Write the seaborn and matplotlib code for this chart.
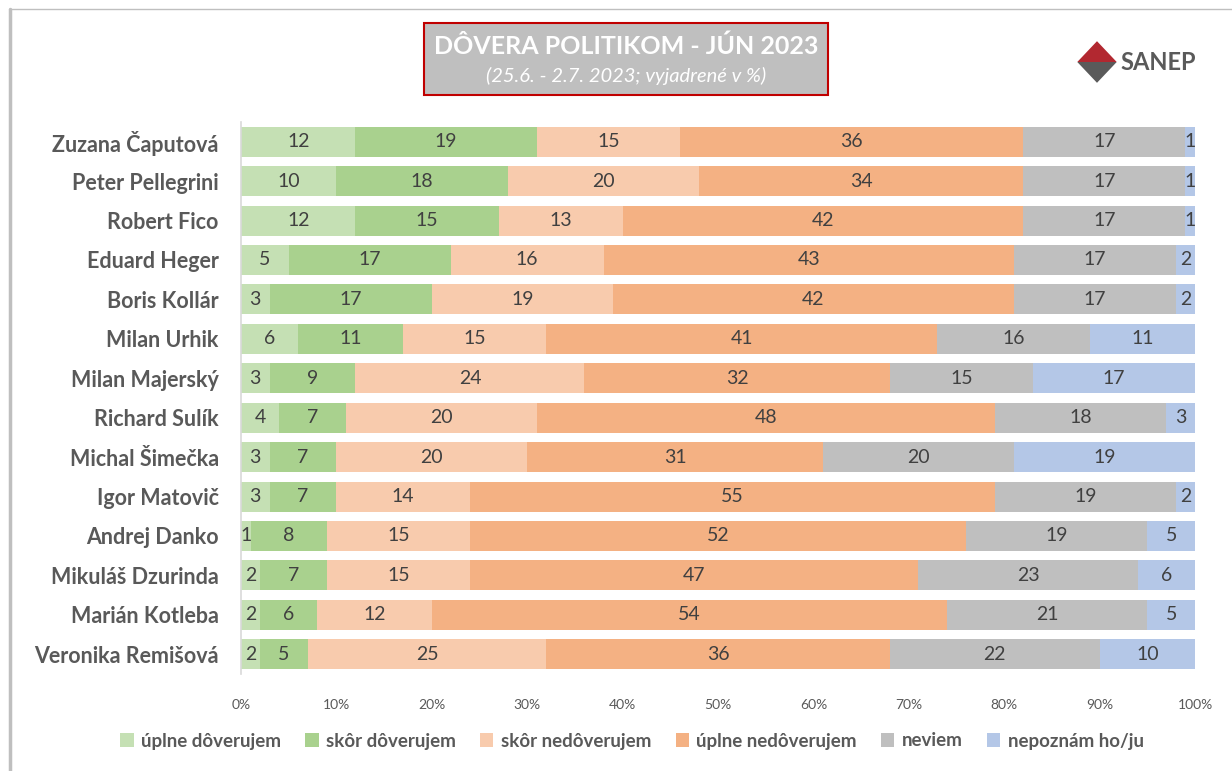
import numpy as np
import pandas as pd
import matplotlib
matplotlib.use('Agg')
import matplotlib.pyplot as plt
import matplotlib.patches as mpatches
import seaborn as sns

names = ['Zuzana Čaputová', 'Peter Pellegrini', 'Robert Fico', 'Eduard Heger',
         'Boris Kollár', 'Milan Urhik', 'Milan Majerský', 'Richard Sulík',
         'Michal Šimečka', 'Igor Matovič', 'Andrej Danko', 'Mikuláš Dzurinda',
         'Marián Kotleba', 'Veronika Remišová']

uplne_doverujem = [12, 10, 12, 5, 3, 6, 3, 4, 3, 3, 1, 2, 2, 2]
skor_doverujem = [19, 18, 15, 17, 17, 11, 9, 7, 7, 7, 8, 7, 6, 5]
skor_nedoverujem = [15, 20, 13, 16, 19, 15, 24, 20, 20, 14, 15, 15, 12, 25]
uplne_nedoverujem = [36, 34, 42, 43, 42, 41, 32, 48, 31, 55, 52, 47, 54, 36]
neviem = [17, 17, 17, 17, 17, 16, 15, 18, 20, 19, 19, 23, 21, 22]
nepoznam = [1, 1, 1, 2, 2, 11, 17, 3, 19, 2, 5, 6, 5, 10]

series = ['úplne dôverujem', 'skôr dôverujem', 'skôr nedôverujem',
          'úplne nedôverujem', 'neviem', 'nepoznám ho/ju']
colors = ['#C5E0B4', '#A9D18E', '#F8CBAD', '#F4B183', '#BFBFBF', '#B4C7E7']

df = pd.DataFrame({
    'name': names,
    series[0]: uplne_doverujem,
    series[1]: skor_doverujem,
    series[2]: skor_nedoverujem,
    series[3]: uplne_nedoverujem,
    series[4]: neviem,
    series[5]: nepoznam,
})

sns.set_theme(style='white')
plt.rcParams['font.family'] = ['Lato', 'DejaVu Sans']

fig = plt.figure(figsize=(12.32, 7.71), dpi=100)
ax = fig.add_axes([0.1956, 0.1258, 0.7744, 0.716])

cum = df[series].cumsum(axis=1)
# draw cumulative totals from the back so each segment shows
for s, c in reversed(list(zip(series, colors))):
    sns.barplot(x=cum[s], y=df['name'], orient='h', color=c, width=0.76,
                saturation=1, edgecolor='none', linewidth=0, ax=ax)

for s in series:
    for i, (v, end) in enumerate(zip(df[s], cum[s])):
        ax.text(end - v / 2, i, f'{v}', ha='center', va='center',
                fontsize=14, color='#404040')

ax.set_xlim(0, 100)
ax.set_ylim(13.5, -0.5)
ax.set_xticks(np.arange(0, 101, 10))
ax.set_xticklabels([f'{t}%' for t in range(0, 101, 10)], fontsize=10, color='#595959')
ax.set_xlabel('')
ax.set_ylabel('')
ax.tick_params(axis='x', length=0, pad=18)
ax.tick_params(axis='y', length=0, pad=16)
for lab in ax.get_yticklabels():
    lab.set_fontsize(15.5)
    lab.set_fontweight('bold')
    lab.set_color('#595959')
for sp in ['top', 'right', 'bottom']:
    ax.spines[sp].set_visible(False)
ax.spines['left'].set_color('#D9D9D9')
ax.spines['left'].set_linewidth(1.2)

# outer frame lines (left and top)
fig.add_artist(plt.Line2D([0.0085, 0.0085], [0, 0.988], color='#BFBFBF', lw=2.5))
fig.add_artist(plt.Line2D([0.0075, 1.0], [0.988, 0.988], color='#BFBFBF', lw=1))

# title box
fig.add_artist(mpatches.Rectangle((424 / 1232, 1 - 95 / 771), 404 / 1232, 72 / 771,
                                  transform=fig.transFigure, facecolor='#BFBFBF',
                                  edgecolor='#C00000', lw=1.5))
fig.text(626 / 1232, 1 - 46 / 771, 'DÔVERA POLITIKOM - JÚN 2023', ha='center', va='center',
         fontsize=18, fontweight='bold', color='white')
fig.text(626 / 1232, 1 - 76 / 771, '(25.6. - 2.7. 2023; vyjadrené v %)', ha='center',
         va='center', fontsize=14.5, style='italic', color='white')

# logo
cx, cy = 1097 / 1232, 1 - 62 / 771
fig.add_artist(mpatches.Polygon([(cx - 0.016, cy), (cx, cy + 0.027), (cx + 0.016, cy)],
                                closed=True, transform=fig.transFigure,
                                facecolor='#B22830', edgecolor='none'))
fig.add_artist(mpatches.Polygon([(cx - 0.016, cy), (cx, cy - 0.027), (cx + 0.016, cy)],
                                closed=True, transform=fig.transFigure,
                                facecolor='#5A5A5A', edgecolor='none'))
fig.text(1158 / 1232, 1 - 62 / 771, 'SANEP', ha='center', va='center',
         fontsize=17, fontweight='bold', color='#5A5A5A')

handles = [mpatches.Patch(facecolor=c, edgecolor='none', label=s) for s, c in zip(series, colors)]
fig.legend(handles=handles, loc='center', bbox_to_anchor=(632 / 1232, 1 - 741 / 771), ncol=6,
           frameon=False, handlelength=0.7, handleheight=0.7, handletextpad=0.4,
           columnspacing=1.3, prop={'size': 13.5, 'weight': 'bold'}, labelcolor='#595959')

plt.savefig('out.png', dpi=100)
plt.close()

= = = = = = =

**Instructions to follow**
Omit every picture while copying the listing above exactly.

**Finished answer**
Write the seaborn and matplotlib code for this chart.
import numpy as np
import pandas as pd
import matplotlib
matplotlib.use('Agg')
import matplotlib.pyplot as plt
import matplotlib.patches as mpatches
import seaborn as sns

names = ['Zuzana Čaputová', 'Peter Pellegrini', 'Robert Fico', 'Eduard Heger',
         'Boris Kollár', 'Milan Urhik', 'Milan Majerský', 'Richard Sulík',
         'Michal Šimečka', 'Igor Matovič', 'Andrej Danko', 'Mikuláš Dzurinda',
         'Marián Kotleba', 'Veronika Remišová']

uplne_doverujem = [12, 10, 12, 5, 3, 6, 3, 4, 3, 3, 1, 2, 2, 2]
skor_doverujem = [19, 18, 15, 17, 17, 11, 9, 7, 7, 7, 8, 7, 6, 5]
skor_nedoverujem = [15, 20, 13, 16, 19, 15, 24, 20, 20, 14, 15, 15, 12, 25]
uplne_nedoverujem = [36, 34, 42, 43, 42, 41, 32, 48, 31, 55, 52, 47, 54, 36]
neviem = [17, 17, 17, 17, 17, 16, 15, 18, 20, 19, 19, 23, 21, 22]
nepoznam = [1, 1, 1, 2, 2, 11, 17, 3, 19, 2, 5, 6, 5, 10]

series = ['úplne dôverujem', 'skôr dôverujem', 'skôr nedôverujem',
          'úplne nedôverujem', 'neviem', 'nepoznám ho/ju']
colors = ['#C5E0B4', '#A9D18E', '#F8CBAD', '#F4B183', '#BFBFBF', '#B4C7E7']

df = pd.DataFrame({
    'name': names,
    series[0]: uplne_doverujem,
    series[1]: skor_doverujem,
    series[2]: skor_nedoverujem,
    series[3]: uplne_nedoverujem,
    series[4]: neviem,
    series[5]: nepoznam,
})

sns.set_theme(style='white')
plt.rcParams['font.family'] = ['Lato', 'DejaVu Sans']

fig = plt.figure(figsize=(12.32, 7.71), dpi=100)
ax = fig.add_axes([0.1956, 0.1258, 0.7744, 0.716])

cum = df[series].cumsum(axis=1)
# draw cumulative totals from the back so each segment shows
for s, c in reversed(list(zip(series, colors))):
    sns.barplot(x=cum[s], y=df['name'], orient='h', color=c, width=0.76,
                saturation=1, edgecolor='none', linewidth=0, ax=ax)

for s in series:
    for i, (v, end) in enumerate(zip(df[s], cum[s])):
        ax.text(end - v / 2, i, f'{v}', ha='center', va='center',
                fontsize=14, color='#404040')

ax.set_xlim(0, 100)
ax.set_ylim(13.5, -0.5)
ax.set_xticks(np.arange(0, 101, 10))
ax.set_xticklabels([f'{t}%' for t in range(0, 101, 10)], fontsize=10, color='#595959')
ax.set_xlabel('')
ax.set_ylabel('')
ax.tick_params(axis='x', length=0, pad=18)
ax.tick_params(axis='y', length=0, pad=16)
for lab in ax.get_yticklabels():
    lab.set_fontsize(15.5)
    lab.set_fontweight('bold')
    lab.set_color('#595959')
for sp in ['top', 'right', 'bottom']:
    ax.spines[sp].set_visible(False)
ax.spines['left'].set_color('#D9D9D9')
ax.spines['left'].set_linewidth(1.2)

# outer frame lines (left and top)
fig.add_artist(plt.Line2D([0.0085, 0.0085], [0, 0.988], color='#BFBFBF', lw=2.5))
fig.add_artist(plt.Line2D([0.0075, 1.0], [0.988, 0.988], color='#BFBFBF', lw=1))

# title box
fig.add_artist(mpatches.Rectangle((424 / 1232, 1 - 95 / 771), 404 / 1232, 72 / 771,
                                  transform=fig.transFigure, facecolor='#BFBFBF',
                                  edgecolor='#C00000', lw=1.5))
fig.text(626 / 1232, 1 - 46 / 771, 'DÔVERA POLITIKOM - JÚN 2023', ha='center', va='center',
         fontsize=18, fontweight='bold', color='white')
fig.text(626 / 1232, 1 - 76 / 771, '(25.6. - 2.7. 2023; vyjadrené v %)', ha='center',
         va='center', fontsize=14.5, style='italic', color='white')

# logo
cx, cy = 1097 / 1232, 1 - 62 / 771
fig.add_artist(mpatches.Polygon([(cx - 0.016, cy), (cx, cy + 0.027), (cx + 0.016, cy)],
                                closed=True, transform=fig.transFigure,
                                facecolor='#B22830', edgecolor='none'))
fig.add_artist(mpatches.Polygon([(cx - 0.016, cy), (cx, cy - 0.027), (cx + 0.016, cy)],
                                closed=True, transform=fig.transFigure,
                                facecolor='#5A5A5A', edgecolor='none'))
fig.text(1158 / 1232, 1 - 62 / 771, 'SANEP', ha='center', va='center',
         fontsize=17, fontweight='bold', color='#5A5A5A')

handles = [mpatches.Patch(facecolor=c, edgecolor='none', label=s) for s, c in zip(series, colors)]
fig.legend(handles=handles, loc='center', bbox_to_anchor=(632 / 1232, 1 - 741 / 771), ncol=6,
           frameon=False, handlelength=0.7, handleheight=0.7, handletextpad=0.4,
           columnspacing=1.3, prop={'size': 13.5, 'weight': 'bold'}, labelcolor='#595959')

plt.savefig('out.png', dpi=100)
plt.close()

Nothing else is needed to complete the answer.